“Learn to ask of all actions, ‘Why are they doing that?’
Starting with your own.” -Marcus Aurelius, Meditations
Reading those lines this morning reminded me of some great Stephen Covey insights I wish I was more inclined to consistently apply in my life.
I’m paraphrasing, but Covey, author of The 7 Habits of Highly Effective People, suggested when you’re inclined to judge, stop yourself and attempt, instead, to try to understand.
“Why?” is the king of questions. And if you ask “I wonder why…?” on a regular basis, you will open yourself to possibilities and to compassion, for others and for yourself.
Asking “I wonder why that driver is driving so recklessly?” can transform you from an angry observer to a curious one. What if the driver was on the way to the hospital for an emergency? Unlikely? Sure. But just framing the question can give you pause and defuse an unhelpful emotion.
Got some bad habits or frustrating tendencies in your own life? Wonder why and you just might go a little easier on yourself while sparking the possibility for genuine understanding and possibly a breakthrough.

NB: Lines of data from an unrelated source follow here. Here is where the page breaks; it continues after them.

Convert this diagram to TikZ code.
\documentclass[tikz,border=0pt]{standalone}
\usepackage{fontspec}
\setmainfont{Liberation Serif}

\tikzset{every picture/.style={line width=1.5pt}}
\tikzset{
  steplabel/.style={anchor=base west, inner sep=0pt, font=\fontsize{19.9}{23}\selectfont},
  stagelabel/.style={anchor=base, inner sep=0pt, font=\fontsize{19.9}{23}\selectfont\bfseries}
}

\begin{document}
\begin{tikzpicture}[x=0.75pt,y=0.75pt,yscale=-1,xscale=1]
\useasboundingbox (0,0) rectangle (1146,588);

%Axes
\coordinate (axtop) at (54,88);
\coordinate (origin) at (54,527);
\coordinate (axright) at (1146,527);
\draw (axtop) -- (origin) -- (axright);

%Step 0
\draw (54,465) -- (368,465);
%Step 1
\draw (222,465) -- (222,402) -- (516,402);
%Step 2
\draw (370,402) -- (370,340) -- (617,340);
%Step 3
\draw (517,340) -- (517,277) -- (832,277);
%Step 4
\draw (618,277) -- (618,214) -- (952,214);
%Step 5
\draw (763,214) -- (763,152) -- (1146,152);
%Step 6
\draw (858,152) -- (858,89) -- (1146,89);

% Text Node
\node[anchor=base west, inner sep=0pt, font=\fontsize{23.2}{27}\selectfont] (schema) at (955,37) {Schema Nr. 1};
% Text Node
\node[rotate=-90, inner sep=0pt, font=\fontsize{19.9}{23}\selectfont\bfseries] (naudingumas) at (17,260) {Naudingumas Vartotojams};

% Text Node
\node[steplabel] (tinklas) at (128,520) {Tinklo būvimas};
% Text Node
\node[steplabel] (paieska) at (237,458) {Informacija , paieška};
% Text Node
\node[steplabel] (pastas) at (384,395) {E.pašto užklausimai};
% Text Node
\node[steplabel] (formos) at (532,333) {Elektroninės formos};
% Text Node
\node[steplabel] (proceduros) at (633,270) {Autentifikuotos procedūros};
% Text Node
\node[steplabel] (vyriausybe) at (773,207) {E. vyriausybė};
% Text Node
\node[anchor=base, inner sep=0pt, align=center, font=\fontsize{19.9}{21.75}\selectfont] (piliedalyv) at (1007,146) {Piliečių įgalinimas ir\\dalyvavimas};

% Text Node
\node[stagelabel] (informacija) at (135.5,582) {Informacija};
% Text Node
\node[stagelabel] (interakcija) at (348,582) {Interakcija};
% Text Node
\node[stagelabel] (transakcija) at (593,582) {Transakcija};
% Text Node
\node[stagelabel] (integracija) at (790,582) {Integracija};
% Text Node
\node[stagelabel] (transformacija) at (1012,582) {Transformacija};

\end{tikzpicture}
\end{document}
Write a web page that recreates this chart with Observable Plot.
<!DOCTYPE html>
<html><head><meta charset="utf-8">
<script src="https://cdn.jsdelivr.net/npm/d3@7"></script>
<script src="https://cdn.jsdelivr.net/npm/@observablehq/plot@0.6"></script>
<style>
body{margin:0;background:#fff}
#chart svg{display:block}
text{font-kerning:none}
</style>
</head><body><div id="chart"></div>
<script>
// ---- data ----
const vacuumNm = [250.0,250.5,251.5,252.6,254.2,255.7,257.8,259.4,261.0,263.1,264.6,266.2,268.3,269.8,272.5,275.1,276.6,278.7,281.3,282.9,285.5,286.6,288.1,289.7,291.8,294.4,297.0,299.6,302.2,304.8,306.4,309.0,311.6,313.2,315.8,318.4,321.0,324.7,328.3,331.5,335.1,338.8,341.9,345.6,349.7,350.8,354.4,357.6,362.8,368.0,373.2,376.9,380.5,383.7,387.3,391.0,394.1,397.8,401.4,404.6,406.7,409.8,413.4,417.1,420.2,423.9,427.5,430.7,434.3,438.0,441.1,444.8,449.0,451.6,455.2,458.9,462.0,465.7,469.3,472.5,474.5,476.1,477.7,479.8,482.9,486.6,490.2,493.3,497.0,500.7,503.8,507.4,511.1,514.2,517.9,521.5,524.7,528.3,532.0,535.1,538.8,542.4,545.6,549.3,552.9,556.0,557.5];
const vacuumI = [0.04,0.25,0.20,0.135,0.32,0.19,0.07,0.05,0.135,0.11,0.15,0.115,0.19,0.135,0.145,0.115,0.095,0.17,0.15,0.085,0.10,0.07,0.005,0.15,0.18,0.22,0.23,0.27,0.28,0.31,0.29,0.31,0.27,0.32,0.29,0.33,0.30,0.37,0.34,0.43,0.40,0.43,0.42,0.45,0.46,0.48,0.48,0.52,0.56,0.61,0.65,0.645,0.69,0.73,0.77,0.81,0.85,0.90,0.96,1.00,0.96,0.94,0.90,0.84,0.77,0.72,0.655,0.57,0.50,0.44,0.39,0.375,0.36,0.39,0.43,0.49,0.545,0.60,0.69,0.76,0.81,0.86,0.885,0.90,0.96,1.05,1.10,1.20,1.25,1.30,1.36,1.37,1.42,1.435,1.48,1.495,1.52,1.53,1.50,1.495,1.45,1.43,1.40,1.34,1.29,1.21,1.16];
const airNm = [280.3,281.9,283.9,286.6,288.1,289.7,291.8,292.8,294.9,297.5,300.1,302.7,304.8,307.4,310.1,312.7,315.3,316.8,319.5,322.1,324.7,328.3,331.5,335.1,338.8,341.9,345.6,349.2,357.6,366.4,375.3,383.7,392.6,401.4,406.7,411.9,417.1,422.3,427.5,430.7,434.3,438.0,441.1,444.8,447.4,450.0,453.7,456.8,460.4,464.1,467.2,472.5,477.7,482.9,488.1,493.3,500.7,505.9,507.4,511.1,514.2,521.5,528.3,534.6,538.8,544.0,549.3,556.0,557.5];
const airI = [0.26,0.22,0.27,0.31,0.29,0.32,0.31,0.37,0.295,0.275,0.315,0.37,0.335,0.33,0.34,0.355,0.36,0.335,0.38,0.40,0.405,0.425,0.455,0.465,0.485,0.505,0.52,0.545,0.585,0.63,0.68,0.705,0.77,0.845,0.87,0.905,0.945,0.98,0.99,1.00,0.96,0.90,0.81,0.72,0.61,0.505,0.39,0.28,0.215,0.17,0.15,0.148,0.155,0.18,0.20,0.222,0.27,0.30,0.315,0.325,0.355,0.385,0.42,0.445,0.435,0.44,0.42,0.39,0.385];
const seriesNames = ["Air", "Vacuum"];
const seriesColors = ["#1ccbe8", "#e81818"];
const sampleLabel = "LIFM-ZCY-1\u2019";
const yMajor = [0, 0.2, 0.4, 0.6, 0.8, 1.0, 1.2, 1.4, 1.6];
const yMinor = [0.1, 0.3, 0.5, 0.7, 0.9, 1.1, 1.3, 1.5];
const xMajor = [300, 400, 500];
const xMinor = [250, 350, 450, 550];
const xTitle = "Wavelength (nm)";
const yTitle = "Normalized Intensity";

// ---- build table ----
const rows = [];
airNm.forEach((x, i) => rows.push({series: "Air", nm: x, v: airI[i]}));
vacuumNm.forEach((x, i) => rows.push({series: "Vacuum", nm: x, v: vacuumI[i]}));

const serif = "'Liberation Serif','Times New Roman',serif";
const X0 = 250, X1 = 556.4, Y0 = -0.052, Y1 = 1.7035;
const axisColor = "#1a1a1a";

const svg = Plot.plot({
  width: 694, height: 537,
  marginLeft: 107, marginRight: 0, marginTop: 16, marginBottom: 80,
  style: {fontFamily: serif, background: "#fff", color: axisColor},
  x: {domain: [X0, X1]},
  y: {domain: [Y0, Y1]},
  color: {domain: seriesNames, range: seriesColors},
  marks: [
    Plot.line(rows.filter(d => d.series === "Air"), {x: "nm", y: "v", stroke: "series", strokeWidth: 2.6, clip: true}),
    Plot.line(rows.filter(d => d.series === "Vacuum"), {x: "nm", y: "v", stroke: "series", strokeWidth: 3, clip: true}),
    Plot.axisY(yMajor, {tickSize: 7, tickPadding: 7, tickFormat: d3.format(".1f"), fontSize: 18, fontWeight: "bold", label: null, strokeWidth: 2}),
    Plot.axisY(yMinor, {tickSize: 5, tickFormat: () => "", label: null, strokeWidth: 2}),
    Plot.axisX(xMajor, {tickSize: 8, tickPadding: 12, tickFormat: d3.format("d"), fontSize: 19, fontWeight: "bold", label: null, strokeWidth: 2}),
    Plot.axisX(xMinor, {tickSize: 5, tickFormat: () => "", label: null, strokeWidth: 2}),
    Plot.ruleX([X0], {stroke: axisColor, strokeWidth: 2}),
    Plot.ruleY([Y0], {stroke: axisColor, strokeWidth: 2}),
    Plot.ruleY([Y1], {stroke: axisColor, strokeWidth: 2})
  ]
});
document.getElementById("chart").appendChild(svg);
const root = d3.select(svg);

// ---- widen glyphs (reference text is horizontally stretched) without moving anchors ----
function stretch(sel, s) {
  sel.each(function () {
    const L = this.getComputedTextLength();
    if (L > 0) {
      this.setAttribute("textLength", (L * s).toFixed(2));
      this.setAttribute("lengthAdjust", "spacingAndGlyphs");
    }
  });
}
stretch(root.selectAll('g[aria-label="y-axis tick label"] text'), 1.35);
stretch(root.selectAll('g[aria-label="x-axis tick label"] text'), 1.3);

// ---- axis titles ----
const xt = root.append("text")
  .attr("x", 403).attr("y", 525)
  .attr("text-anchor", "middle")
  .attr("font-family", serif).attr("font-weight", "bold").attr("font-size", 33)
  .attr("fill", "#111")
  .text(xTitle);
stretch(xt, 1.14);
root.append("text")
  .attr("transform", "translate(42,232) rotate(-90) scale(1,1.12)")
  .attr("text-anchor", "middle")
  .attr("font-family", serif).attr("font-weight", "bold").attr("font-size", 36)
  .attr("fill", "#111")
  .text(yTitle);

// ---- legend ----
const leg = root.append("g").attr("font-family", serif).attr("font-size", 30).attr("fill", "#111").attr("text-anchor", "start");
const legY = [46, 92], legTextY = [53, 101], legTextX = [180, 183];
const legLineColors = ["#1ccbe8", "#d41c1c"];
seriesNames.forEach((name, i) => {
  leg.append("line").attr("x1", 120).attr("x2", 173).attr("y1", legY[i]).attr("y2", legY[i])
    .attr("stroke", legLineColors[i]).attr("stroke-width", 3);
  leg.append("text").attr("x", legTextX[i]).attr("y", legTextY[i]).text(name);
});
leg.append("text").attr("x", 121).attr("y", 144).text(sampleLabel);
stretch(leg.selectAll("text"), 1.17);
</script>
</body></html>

Instead of labeling or judging or reacting, use the gap between stimulus and response to try to understand.
Want to spark more meaningful conversations? Ask “Why?” often, not in a pestering way, but with the intent to truly understand the other.
Want a clear vision for your family or your organization or your work? Ask “Why?” and pursue the answers relentlessly.
Why not make “Why?” your go-to question, the spark for possibilities that otherwise would remain undiscovered.